Les députés ont également adopté un amendement trans-partisan prônant la mise en place d’un plan national de lutte contre l’infertilité qui, à l’image du plan cancer, inclurait des efforts en matière de recherche, la formation de professionnels de santé et une information auprès du grand public, en particulier des plus jeunes.
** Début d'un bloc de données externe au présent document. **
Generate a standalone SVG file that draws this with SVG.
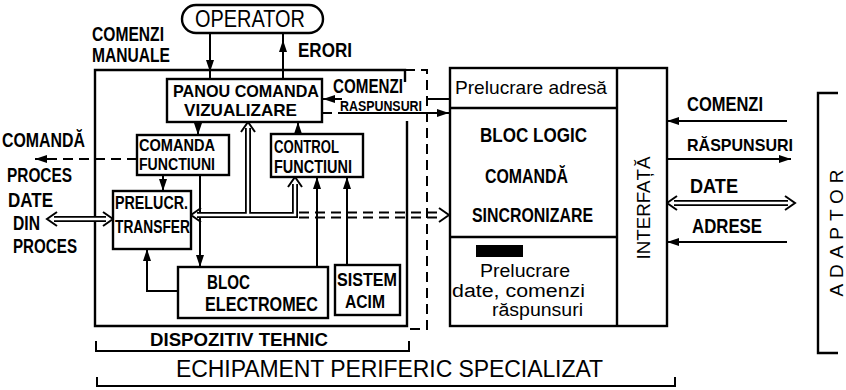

Dans la soirée, les députés ont entamé l’examen de l’article 3, autre article clef du projet de loi qui entend autoriser des personnes nées par assistance médicale à la procréation (AMP) à accéder aux données non-identifiantes ainsi qu’à l’identité de leurs donneurs de gamètes ou d’embryons. « Le secret des origines, le mensonge sur les conditions de la conception sont délétères. Pouvoir connaître la vérité, avoir la possibilité pour ceux qui le souhaitent d’avoir accès à l’identité de la personne qui a participé à leur venue au monde semble être un besoin fondamental pour ces personnes », a notamment plaidé Adrien Taquet.